» GIVEN INSTRUCTION
Copy out each line exactly; pictures stay out of the copy.

» DATA FOR THE TASK
Begin

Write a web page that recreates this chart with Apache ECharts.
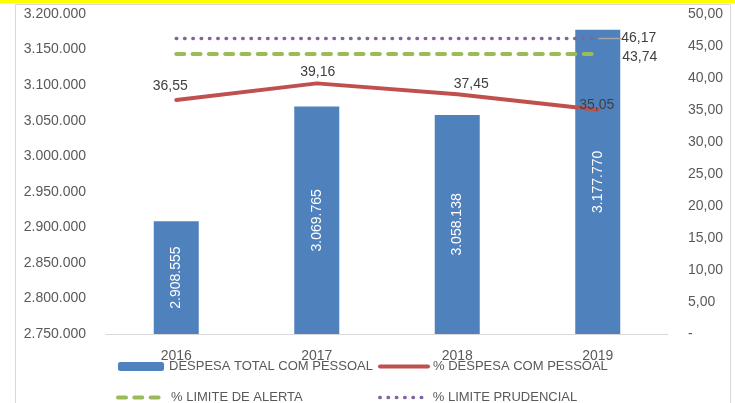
<!DOCTYPE html>
<html>
<head>
<meta charset="utf-8">
<script src="https://cdn.jsdelivr.net/npm/echarts@6/dist/echarts.min.js"></script>
<style>
  html, body { margin: 0; padding: 0; background: #ffffff; }
  #chart { width: 735px; height: 403px; }
</style>
</head>
<body>
<div id="chart"></div>
<script>
// ---- data ----
const categories = ['2016', '2017', '2018', '2019'];
const despesaTotal = [2908555, 3069765, 3058138, 3177770];
const pctDespesa = [36.55, 39.16, 37.45, 35.05];
const limiteAlerta = [43.74, 43.74, 43.74, 43.74];
const limitePrudencial = [46.17, 46.17, 46.17, 46.17];
const leftMin = 2750000, leftMax = 3200000, leftStep = 50000;
const rightMin = 0, rightMax = 50, rightStep = 5;
const seriesNames = ['DESPESA TOTAL COM PESSOAL', '% DESPESA COM PESSOAL', '% LIMITE DE ALERTA', '% LIMITE PRUDENCIAL'];

// ---- style config ----
const FONT = 'Liberation Sans';
const GRAY = '#595959';
const CLEAR = 'rgba(0,0,0,0)';
const redLabelOffsets = [[-6, -1], [1, 1], [14, 2], [-1, 8]];
const legendLineWidths = [0, 4, 4, 3.5];

function fmtThousands(n) {
  return String(Math.round(n)).replace(/\B(?=(\d{3})+(?!\d))/g, '.');
}
function fmtPct(v) {
  return v.toFixed(2).replace('.', ',');
}
const last = categories.length - 1;

function legendAt(idx, left, top) {
  const isBar = idx === 0;
  const lg = {
    data: [seriesNames[idx]], left: left, top: top, padding: 0,
    itemWidth: isBar ? 46 : 48, itemHeight: 9, itemGap: 0,
    itemStyle: { opacity: isBar ? 1 : 0 },
    textStyle: { color: GRAY, fontSize: 13, fontFamily: FONT },
    selectedMode: false
  };
  if (!isBar) lg.lineStyle = { width: legendLineWidths[idx] };
  return lg;
}

const chart = echarts.init(document.getElementById('chart'), null, { renderer: 'canvas' });
chart.setOption({
  animation: false,
  backgroundColor: '#ffffff',
  textStyle: { fontFamily: FONT },
  graphic: [
    { type: 'rect', shape: { x: 0, y: 0, width: 735, height: 3 }, style: { fill: '#ffff00' }, z: 100 },
    { type: 'rect', shape: { x: 15.5, y: 4.5, width: 715, height: 420 }, style: { fill: 'none', stroke: '#d9d9d9', lineWidth: 1 }, z: -1 }
  ],
  grid: { left: 106, right: 67, top: 14, bottom: 69, containLabel: false },
  legend: [
    legendAt(0, 118, 360),
    legendAt(1, 378, 360),
    legendAt(2, 116, 391),
    legendAt(3, 378, 391)
  ],
  xAxis: {
    type: 'category',
    data: categories,
    axisLine: { show: true, lineStyle: { color: '#d9d9d9', width: 1 } },
    axisTick: { show: false },
    axisLabel: { color: GRAY, fontSize: 14, fontFamily: FONT, margin: 15 },
    splitLine: { show: false }
  },
  yAxis: [
    {
      type: 'value', min: leftMin, max: leftMax, interval: leftStep,
      axisLine: { show: false }, axisTick: { show: false }, splitLine: { show: false },
      axisLabel: { color: GRAY, fontSize: 14, fontFamily: FONT, margin: 20, formatter: fmtThousands }
    },
    {
      type: 'value', min: rightMin, max: rightMax, interval: rightStep, position: 'right',
      axisLine: { show: false }, axisTick: { show: false }, splitLine: { show: false },
      axisLabel: { color: GRAY, fontSize: 14, fontFamily: FONT, margin: 20,
        formatter: v => (v === 0 ? '-' : fmtPct(v)) }
    }
  ],
  series: [
    {
      name: seriesNames[0], type: 'bar', yAxisIndex: 0, data: despesaTotal,
      barWidth: 45,
      itemStyle: { color: '#4f81bd' },
      label: { show: true, position: 'inside', rotate: 90, color: '#ffffff', fontSize: 14, fontFamily: FONT,
        formatter: p => fmtThousands(p.value) }
    },
    {
      name: seriesNames[1], type: 'line', yAxisIndex: 1,
      data: pctDespesa.map((v, i) => ({ value: v, label: { offset: redLabelOffsets[i] } })),
      symbol: 'circle', symbolSize: 1, showSymbol: true,
      lineStyle: { color: '#c0504d', width: 4, cap: 'round' },
      itemStyle: { color: CLEAR },
      label: { show: true, position: 'top', distance: 5, color: '#404040', fontSize: 14, fontFamily: FONT,
        formatter: p => fmtPct(p.value) },
      z: 5
    },
    {
      name: seriesNames[2], type: 'line', yAxisIndex: 1,
      data: limiteAlerta.map((v, i) => ({ value: v,
        label: { show: i === last, position: 'right', distance: 24, offset: [0, 3] } })),
      symbol: 'circle', symbolSize: 1, showSymbol: true,
      lineStyle: { color: '#9bbb59', width: 4, type: [8, 8.3], cap: 'round' },
      itemStyle: { color: CLEAR },
      label: { show: false, color: '#404040', fontSize: 14, fontFamily: FONT, formatter: p => fmtPct(p.value) },
      z: 4
    },
    {
      name: seriesNames[3], type: 'line', yAxisIndex: 1,
      data: limitePrudencial.map((v, i) => ({ value: v,
        label: { show: i === last, position: 'right', distance: 4 },
        labelLine: { show: i === last } })),
      symbol: 'circle', symbolSize: 1, showSymbol: true,
      lineStyle: { color: '#8064a2', width: 3.5, type: [0.5, 7.8], cap: 'round' },
      itemStyle: { color: CLEAR },
      label: { show: false, color: '#404040', fontSize: 14, fontFamily: FONT, formatter: p => fmtPct(p.value) },
      labelLine: { show: false, lineStyle: { color: '#a6a6a6', width: 1.5 } },
      labelLayout: p => (p.dataIndex === last ? { dx: 19 } : {}),
      z: 4
    }
  ]
});
</script>
</body>
</html>
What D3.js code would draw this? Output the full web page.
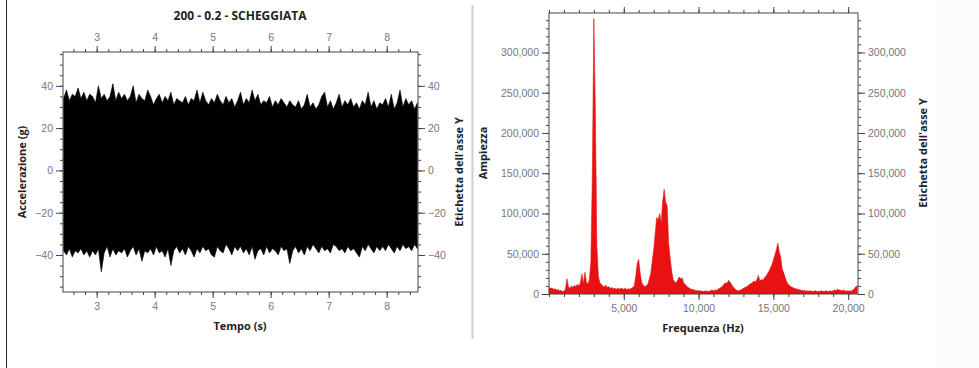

End

» THE OUTPUT
Write a web page that recreates this chart with Apache ECharts.
<!DOCTYPE html>
<html>
<head>
<meta charset="utf-8">
<script src="https://cdn.jsdelivr.net/npm/echarts@6/dist/echarts.min.js"></script>
<style>
  html, body { margin: 0; padding: 0; background: #ffffff; }
  #chart { width: 735px; height: 403px; }
</style>
</head>
<body>
<div id="chart"></div>
<script>
// ---- data ----
const categories = ['2016', '2017', '2018', '2019'];
const despesaTotal = [2908555, 3069765, 3058138, 3177770];
const pctDespesa = [36.55, 39.16, 37.45, 35.05];
const limiteAlerta = [43.74, 43.74, 43.74, 43.74];
const limitePrudencial = [46.17, 46.17, 46.17, 46.17];
const leftMin = 2750000, leftMax = 3200000, leftStep = 50000;
const rightMin = 0, rightMax = 50, rightStep = 5;
const seriesNames = ['DESPESA TOTAL COM PESSOAL', '% DESPESA COM PESSOAL', '% LIMITE DE ALERTA', '% LIMITE PRUDENCIAL'];

// ---- style config ----
const FONT = 'Liberation Sans';
const GRAY = '#595959';
const CLEAR = 'rgba(0,0,0,0)';
const redLabelOffsets = [[-6, -1], [1, 1], [14, 2], [-1, 8]];
const legendLineWidths = [0, 4, 4, 3.5];

function fmtThousands(n) {
  return String(Math.round(n)).replace(/\B(?=(\d{3})+(?!\d))/g, '.');
}
function fmtPct(v) {
  return v.toFixed(2).replace('.', ',');
}
const last = categories.length - 1;

function legendAt(idx, left, top) {
  const isBar = idx === 0;
  const lg = {
    data: [seriesNames[idx]], left: left, top: top, padding: 0,
    itemWidth: isBar ? 46 : 48, itemHeight: 9, itemGap: 0,
    itemStyle: { opacity: isBar ? 1 : 0 },
    textStyle: { color: GRAY, fontSize: 13, fontFamily: FONT },
    selectedMode: false
  };
  if (!isBar) lg.lineStyle = { width: legendLineWidths[idx] };
  return lg;
}

const chart = echarts.init(document.getElementById('chart'), null, { renderer: 'canvas' });
chart.setOption({
  animation: false,
  backgroundColor: '#ffffff',
  textStyle: { fontFamily: FONT },
  graphic: [
    { type: 'rect', shape: { x: 0, y: 0, width: 735, height: 3 }, style: { fill: '#ffff00' }, z: 100 },
    { type: 'rect', shape: { x: 15.5, y: 4.5, width: 715, height: 420 }, style: { fill: 'none', stroke: '#d9d9d9', lineWidth: 1 }, z: -1 }
  ],
  grid: { left: 106, right: 67, top: 14, bottom: 69, containLabel: false },
  legend: [
    legendAt(0, 118, 360),
    legendAt(1, 378, 360),
    legendAt(2, 116, 391),
    legendAt(3, 378, 391)
  ],
  xAxis: {
    type: 'category',
    data: categories,
    axisLine: { show: true, lineStyle: { color: '#d9d9d9', width: 1 } },
    axisTick: { show: false },
    axisLabel: { color: GRAY, fontSize: 14, fontFamily: FONT, margin: 15 },
    splitLine: { show: false }
  },
  yAxis: [
    {
      type: 'value', min: leftMin, max: leftMax, interval: leftStep,
      axisLine: { show: false }, axisTick: { show: false }, splitLine: { show: false },
      axisLabel: { color: GRAY, fontSize: 14, fontFamily: FONT, margin: 20, formatter: fmtThousands }
    },
    {
      type: 'value', min: rightMin, max: rightMax, interval: rightStep, position: 'right',
      axisLine: { show: false }, axisTick: { show: false }, splitLine: { show: false },
      axisLabel: { color: GRAY, fontSize: 14, fontFamily: FONT, margin: 20,
        formatter: v => (v === 0 ? '-' : fmtPct(v)) }
    }
  ],
  series: [
    {
      name: seriesNames[0], type: 'bar', yAxisIndex: 0, data: despesaTotal,
      barWidth: 45,
      itemStyle: { color: '#4f81bd' },
      label: { show: true, position: 'inside', rotate: 90, color: '#ffffff', fontSize: 14, fontFamily: FONT,
        formatter: p => fmtThousands(p.value) }
    },
    {
      name: seriesNames[1], type: 'line', yAxisIndex: 1,
      data: pctDespesa.map((v, i) => ({ value: v, label: { offset: redLabelOffsets[i] } })),
      symbol: 'circle', symbolSize: 1, showSymbol: true,
      lineStyle: { color: '#c0504d', width: 4, cap: 'round' },
      itemStyle: { color: CLEAR },
      label: { show: true, position: 'top', distance: 5, color: '#404040', fontSize: 14, fontFamily: FONT,
        formatter: p => fmtPct(p.value) },
      z: 5
    },
    {
      name: seriesNames[2], type: 'line', yAxisIndex: 1,
      data: limiteAlerta.map((v, i) => ({ value: v,
        label: { show: i === last, position: 'right', distance: 24, offset: [0, 3] } })),
      symbol: 'circle', symbolSize: 1, showSymbol: true,
      lineStyle: { color: '#9bbb59', width: 4, type: [8, 8.3], cap: 'round' },
      itemStyle: { color: CLEAR },
      label: { show: false, color: '#404040', fontSize: 14, fontFamily: FONT, formatter: p => fmtPct(p.value) },
      z: 4
    },
    {
      name: seriesNames[3], type: 'line', yAxisIndex: 1,
      data: limitePrudencial.map((v, i) => ({ value: v,
        label: { show: i === last, position: 'right', distance: 4 },
        labelLine: { show: i === last } })),
      symbol: 'circle', symbolSize: 1, showSymbol: true,
      lineStyle: { color: '#8064a2', width: 3.5, type: [0.5, 7.8], cap: 'round' },
      itemStyle: { color: CLEAR },
      label: { show: false, color: '#404040', fontSize: 14, fontFamily: FONT, formatter: p => fmtPct(p.value) },
      labelLine: { show: false, lineStyle: { color: '#a6a6a6', width: 1.5 } },
      labelLayout: p => (p.dataIndex === last ? { dx: 19 } : {}),
      z: 4
    }
  ]
});
</script>
</body>
</html>
What D3.js code would draw this? Output the full web page.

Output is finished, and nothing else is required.